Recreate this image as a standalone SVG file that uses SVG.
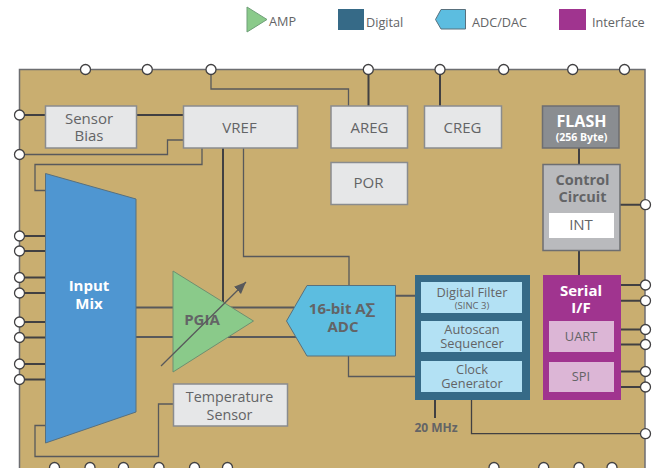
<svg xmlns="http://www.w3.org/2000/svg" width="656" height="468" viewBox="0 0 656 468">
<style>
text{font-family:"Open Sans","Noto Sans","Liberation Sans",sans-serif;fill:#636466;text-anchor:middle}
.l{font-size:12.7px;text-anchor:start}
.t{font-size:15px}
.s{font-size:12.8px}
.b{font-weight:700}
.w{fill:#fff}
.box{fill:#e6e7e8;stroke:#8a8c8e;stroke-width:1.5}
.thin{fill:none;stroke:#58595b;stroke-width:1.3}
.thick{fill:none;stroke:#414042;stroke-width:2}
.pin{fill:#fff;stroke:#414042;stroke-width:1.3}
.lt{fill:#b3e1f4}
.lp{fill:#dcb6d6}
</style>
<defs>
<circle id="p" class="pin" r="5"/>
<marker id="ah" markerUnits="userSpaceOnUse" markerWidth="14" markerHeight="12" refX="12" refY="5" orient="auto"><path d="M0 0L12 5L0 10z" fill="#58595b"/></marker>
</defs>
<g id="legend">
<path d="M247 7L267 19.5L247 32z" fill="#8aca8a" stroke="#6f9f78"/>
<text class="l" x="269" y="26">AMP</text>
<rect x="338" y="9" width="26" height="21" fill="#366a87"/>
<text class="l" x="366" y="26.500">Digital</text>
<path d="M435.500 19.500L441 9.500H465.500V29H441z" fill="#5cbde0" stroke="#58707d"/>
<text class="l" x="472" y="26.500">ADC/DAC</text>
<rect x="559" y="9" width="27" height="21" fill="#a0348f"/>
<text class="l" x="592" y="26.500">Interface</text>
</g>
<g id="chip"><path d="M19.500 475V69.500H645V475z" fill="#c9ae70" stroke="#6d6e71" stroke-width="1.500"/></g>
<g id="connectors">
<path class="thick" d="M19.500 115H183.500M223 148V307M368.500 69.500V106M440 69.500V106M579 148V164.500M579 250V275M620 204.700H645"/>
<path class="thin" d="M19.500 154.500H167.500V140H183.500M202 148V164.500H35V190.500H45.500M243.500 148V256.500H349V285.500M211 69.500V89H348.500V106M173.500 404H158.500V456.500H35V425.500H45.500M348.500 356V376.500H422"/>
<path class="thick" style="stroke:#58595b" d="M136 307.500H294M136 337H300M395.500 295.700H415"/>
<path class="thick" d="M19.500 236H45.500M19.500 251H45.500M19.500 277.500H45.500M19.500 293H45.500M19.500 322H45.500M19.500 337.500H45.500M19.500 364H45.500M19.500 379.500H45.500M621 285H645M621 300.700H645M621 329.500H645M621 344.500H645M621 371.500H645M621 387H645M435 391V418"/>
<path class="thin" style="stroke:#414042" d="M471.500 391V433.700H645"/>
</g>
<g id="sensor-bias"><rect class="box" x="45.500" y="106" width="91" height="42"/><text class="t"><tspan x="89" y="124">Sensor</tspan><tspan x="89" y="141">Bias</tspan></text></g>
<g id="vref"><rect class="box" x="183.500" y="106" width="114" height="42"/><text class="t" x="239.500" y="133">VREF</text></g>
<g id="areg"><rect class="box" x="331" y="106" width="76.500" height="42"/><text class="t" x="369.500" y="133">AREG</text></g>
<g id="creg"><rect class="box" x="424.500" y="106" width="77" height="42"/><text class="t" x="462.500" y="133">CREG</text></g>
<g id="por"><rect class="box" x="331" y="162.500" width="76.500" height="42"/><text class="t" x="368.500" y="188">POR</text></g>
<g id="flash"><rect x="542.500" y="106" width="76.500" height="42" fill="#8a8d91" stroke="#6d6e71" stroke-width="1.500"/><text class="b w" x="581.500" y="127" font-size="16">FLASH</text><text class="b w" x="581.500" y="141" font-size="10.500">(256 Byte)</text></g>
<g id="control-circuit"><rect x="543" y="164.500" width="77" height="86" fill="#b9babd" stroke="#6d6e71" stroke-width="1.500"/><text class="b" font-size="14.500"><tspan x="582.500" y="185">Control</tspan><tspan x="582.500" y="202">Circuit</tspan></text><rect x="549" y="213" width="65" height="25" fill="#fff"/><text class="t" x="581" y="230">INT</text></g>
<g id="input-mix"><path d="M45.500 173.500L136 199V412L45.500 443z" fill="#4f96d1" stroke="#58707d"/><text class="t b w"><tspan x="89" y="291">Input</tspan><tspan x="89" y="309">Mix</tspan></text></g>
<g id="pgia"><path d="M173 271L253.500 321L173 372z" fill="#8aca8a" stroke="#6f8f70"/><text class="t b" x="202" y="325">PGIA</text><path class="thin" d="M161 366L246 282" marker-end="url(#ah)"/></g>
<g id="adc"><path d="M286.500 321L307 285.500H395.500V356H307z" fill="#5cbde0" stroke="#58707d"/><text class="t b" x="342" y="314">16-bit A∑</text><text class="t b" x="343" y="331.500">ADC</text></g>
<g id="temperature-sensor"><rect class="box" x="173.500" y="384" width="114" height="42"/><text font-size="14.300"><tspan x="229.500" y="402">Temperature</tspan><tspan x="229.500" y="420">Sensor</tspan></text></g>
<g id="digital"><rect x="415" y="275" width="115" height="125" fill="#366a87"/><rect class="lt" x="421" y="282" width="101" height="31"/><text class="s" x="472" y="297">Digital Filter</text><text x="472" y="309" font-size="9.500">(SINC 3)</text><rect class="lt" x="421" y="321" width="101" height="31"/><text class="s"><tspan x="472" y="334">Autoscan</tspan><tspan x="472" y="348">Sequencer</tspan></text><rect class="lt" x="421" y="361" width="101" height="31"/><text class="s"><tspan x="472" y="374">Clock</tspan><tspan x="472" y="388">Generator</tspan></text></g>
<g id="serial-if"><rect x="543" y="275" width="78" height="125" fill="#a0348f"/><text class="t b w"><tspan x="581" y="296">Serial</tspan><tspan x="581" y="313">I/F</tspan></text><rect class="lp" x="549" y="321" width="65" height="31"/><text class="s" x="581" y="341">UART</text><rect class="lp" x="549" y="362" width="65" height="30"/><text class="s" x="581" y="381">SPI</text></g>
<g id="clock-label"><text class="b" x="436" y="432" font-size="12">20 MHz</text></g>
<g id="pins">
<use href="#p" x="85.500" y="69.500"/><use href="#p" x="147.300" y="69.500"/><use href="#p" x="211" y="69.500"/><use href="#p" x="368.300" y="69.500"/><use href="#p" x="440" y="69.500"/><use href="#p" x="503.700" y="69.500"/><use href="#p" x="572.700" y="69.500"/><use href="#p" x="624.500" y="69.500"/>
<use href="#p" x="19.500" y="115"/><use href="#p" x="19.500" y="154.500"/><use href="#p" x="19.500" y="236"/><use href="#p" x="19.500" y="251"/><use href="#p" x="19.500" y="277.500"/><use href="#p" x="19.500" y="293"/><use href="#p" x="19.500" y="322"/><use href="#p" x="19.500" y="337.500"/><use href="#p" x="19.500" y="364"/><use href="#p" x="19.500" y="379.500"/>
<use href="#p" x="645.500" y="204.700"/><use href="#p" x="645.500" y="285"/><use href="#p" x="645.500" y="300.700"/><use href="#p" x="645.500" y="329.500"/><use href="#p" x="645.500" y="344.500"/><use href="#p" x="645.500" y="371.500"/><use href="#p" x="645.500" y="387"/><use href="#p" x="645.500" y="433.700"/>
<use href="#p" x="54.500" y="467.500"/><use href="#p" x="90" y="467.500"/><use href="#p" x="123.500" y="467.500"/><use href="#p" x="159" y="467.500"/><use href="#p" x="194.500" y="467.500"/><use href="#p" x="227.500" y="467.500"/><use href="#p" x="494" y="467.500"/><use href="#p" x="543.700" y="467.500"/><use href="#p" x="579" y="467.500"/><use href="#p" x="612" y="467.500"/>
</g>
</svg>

——————————

**WHAT IS EXPECTED**.
Leave the pictures out, and print every line of the listing exactly as written.

**THE RESULT**.
Recreate this image as a standalone SVG file that uses SVG.
<svg xmlns="http://www.w3.org/2000/svg" width="656" height="468" viewBox="0 0 656 468">
<style>
text{font-family:"Open Sans","Noto Sans","Liberation Sans",sans-serif;fill:#636466;text-anchor:middle}
.l{font-size:12.7px;text-anchor:start}
.t{font-size:15px}
.s{font-size:12.8px}
.b{font-weight:700}
.w{fill:#fff}
.box{fill:#e6e7e8;stroke:#8a8c8e;stroke-width:1.5}
.thin{fill:none;stroke:#58595b;stroke-width:1.3}
.thick{fill:none;stroke:#414042;stroke-width:2}
.pin{fill:#fff;stroke:#414042;stroke-width:1.3}
.lt{fill:#b3e1f4}
.lp{fill:#dcb6d6}
</style>
<defs>
<circle id="p" class="pin" r="5"/>
<marker id="ah" markerUnits="userSpaceOnUse" markerWidth="14" markerHeight="12" refX="12" refY="5" orient="auto"><path d="M0 0L12 5L0 10z" fill="#58595b"/></marker>
</defs>
<g id="legend">
<path d="M247 7L267 19.5L247 32z" fill="#8aca8a" stroke="#6f9f78"/>
<text class="l" x="269" y="26">AMP</text>
<rect x="338" y="9" width="26" height="21" fill="#366a87"/>
<text class="l" x="366" y="26.500">Digital</text>
<path d="M435.500 19.500L441 9.500H465.500V29H441z" fill="#5cbde0" stroke="#58707d"/>
<text class="l" x="472" y="26.500">ADC/DAC</text>
<rect x="559" y="9" width="27" height="21" fill="#a0348f"/>
<text class="l" x="592" y="26.500">Interface</text>
</g>
<g id="chip"><path d="M19.500 475V69.500H645V475z" fill="#c9ae70" stroke="#6d6e71" stroke-width="1.500"/></g>
<g id="connectors">
<path class="thick" d="M19.500 115H183.500M223 148V307M368.500 69.500V106M440 69.500V106M579 148V164.500M579 250V275M620 204.700H645"/>
<path class="thin" d="M19.500 154.500H167.500V140H183.500M202 148V164.500H35V190.500H45.500M243.500 148V256.500H349V285.500M211 69.500V89H348.500V106M173.500 404H158.500V456.500H35V425.500H45.500M348.500 356V376.500H422"/>
<path class="thick" style="stroke:#58595b" d="M136 307.500H294M136 337H300M395.500 295.700H415"/>
<path class="thick" d="M19.500 236H45.500M19.500 251H45.500M19.500 277.500H45.500M19.500 293H45.500M19.500 322H45.500M19.500 337.500H45.500M19.500 364H45.500M19.500 379.500H45.500M621 285H645M621 300.700H645M621 329.500H645M621 344.500H645M621 371.500H645M621 387H645M435 391V418"/>
<path class="thin" style="stroke:#414042" d="M471.500 391V433.700H645"/>
</g>
<g id="sensor-bias"><rect class="box" x="45.500" y="106" width="91" height="42"/><text class="t"><tspan x="89" y="124">Sensor</tspan><tspan x="89" y="141">Bias</tspan></text></g>
<g id="vref"><rect class="box" x="183.500" y="106" width="114" height="42"/><text class="t" x="239.500" y="133">VREF</text></g>
<g id="areg"><rect class="box" x="331" y="106" width="76.500" height="42"/><text class="t" x="369.500" y="133">AREG</text></g>
<g id="creg"><rect class="box" x="424.500" y="106" width="77" height="42"/><text class="t" x="462.500" y="133">CREG</text></g>
<g id="por"><rect class="box" x="331" y="162.500" width="76.500" height="42"/><text class="t" x="368.500" y="188">POR</text></g>
<g id="flash"><rect x="542.500" y="106" width="76.500" height="42" fill="#8a8d91" stroke="#6d6e71" stroke-width="1.500"/><text class="b w" x="581.500" y="127" font-size="16">FLASH</text><text class="b w" x="581.500" y="141" font-size="10.500">(256 Byte)</text></g>
<g id="control-circuit"><rect x="543" y="164.500" width="77" height="86" fill="#b9babd" stroke="#6d6e71" stroke-width="1.500"/><text class="b" font-size="14.500"><tspan x="582.500" y="185">Control</tspan><tspan x="582.500" y="202">Circuit</tspan></text><rect x="549" y="213" width="65" height="25" fill="#fff"/><text class="t" x="581" y="230">INT</text></g>
<g id="input-mix"><path d="M45.500 173.500L136 199V412L45.500 443z" fill="#4f96d1" stroke="#58707d"/><text class="t b w"><tspan x="89" y="291">Input</tspan><tspan x="89" y="309">Mix</tspan></text></g>
<g id="pgia"><path d="M173 271L253.500 321L173 372z" fill="#8aca8a" stroke="#6f8f70"/><text class="t b" x="202" y="325">PGIA</text><path class="thin" d="M161 366L246 282" marker-end="url(#ah)"/></g>
<g id="adc"><path d="M286.500 321L307 285.500H395.500V356H307z" fill="#5cbde0" stroke="#58707d"/><text class="t b" x="342" y="314">16-bit A∑</text><text class="t b" x="343" y="331.500">ADC</text></g>
<g id="temperature-sensor"><rect class="box" x="173.500" y="384" width="114" height="42"/><text font-size="14.300"><tspan x="229.500" y="402">Temperature</tspan><tspan x="229.500" y="420">Sensor</tspan></text></g>
<g id="digital"><rect x="415" y="275" width="115" height="125" fill="#366a87"/><rect class="lt" x="421" y="282" width="101" height="31"/><text class="s" x="472" y="297">Digital Filter</text><text x="472" y="309" font-size="9.500">(SINC 3)</text><rect class="lt" x="421" y="321" width="101" height="31"/><text class="s"><tspan x="472" y="334">Autoscan</tspan><tspan x="472" y="348">Sequencer</tspan></text><rect class="lt" x="421" y="361" width="101" height="31"/><text class="s"><tspan x="472" y="374">Clock</tspan><tspan x="472" y="388">Generator</tspan></text></g>
<g id="serial-if"><rect x="543" y="275" width="78" height="125" fill="#a0348f"/><text class="t b w"><tspan x="581" y="296">Serial</tspan><tspan x="581" y="313">I/F</tspan></text><rect class="lp" x="549" y="321" width="65" height="31"/><text class="s" x="581" y="341">UART</text><rect class="lp" x="549" y="362" width="65" height="30"/><text class="s" x="581" y="381">SPI</text></g>
<g id="clock-label"><text class="b" x="436" y="432" font-size="12">20 MHz</text></g>
<g id="pins">
<use href="#p" x="85.500" y="69.500"/><use href="#p" x="147.300" y="69.500"/><use href="#p" x="211" y="69.500"/><use href="#p" x="368.300" y="69.500"/><use href="#p" x="440" y="69.500"/><use href="#p" x="503.700" y="69.500"/><use href="#p" x="572.700" y="69.500"/><use href="#p" x="624.500" y="69.500"/>
<use href="#p" x="19.500" y="115"/><use href="#p" x="19.500" y="154.500"/><use href="#p" x="19.500" y="236"/><use href="#p" x="19.500" y="251"/><use href="#p" x="19.500" y="277.500"/><use href="#p" x="19.500" y="293"/><use href="#p" x="19.500" y="322"/><use href="#p" x="19.500" y="337.500"/><use href="#p" x="19.500" y="364"/><use href="#p" x="19.500" y="379.500"/>
<use href="#p" x="645.500" y="204.700"/><use href="#p" x="645.500" y="285"/><use href="#p" x="645.500" y="300.700"/><use href="#p" x="645.500" y="329.500"/><use href="#p" x="645.500" y="344.500"/><use href="#p" x="645.500" y="371.500"/><use href="#p" x="645.500" y="387"/><use href="#p" x="645.500" y="433.700"/>
<use href="#p" x="54.500" y="467.500"/><use href="#p" x="90" y="467.500"/><use href="#p" x="123.500" y="467.500"/><use href="#p" x="159" y="467.500"/><use href="#p" x="194.500" y="467.500"/><use href="#p" x="227.500" y="467.500"/><use href="#p" x="494" y="467.500"/><use href="#p" x="543.700" y="467.500"/><use href="#p" x="579" y="467.500"/><use href="#p" x="612" y="467.500"/>
</g>
</svg>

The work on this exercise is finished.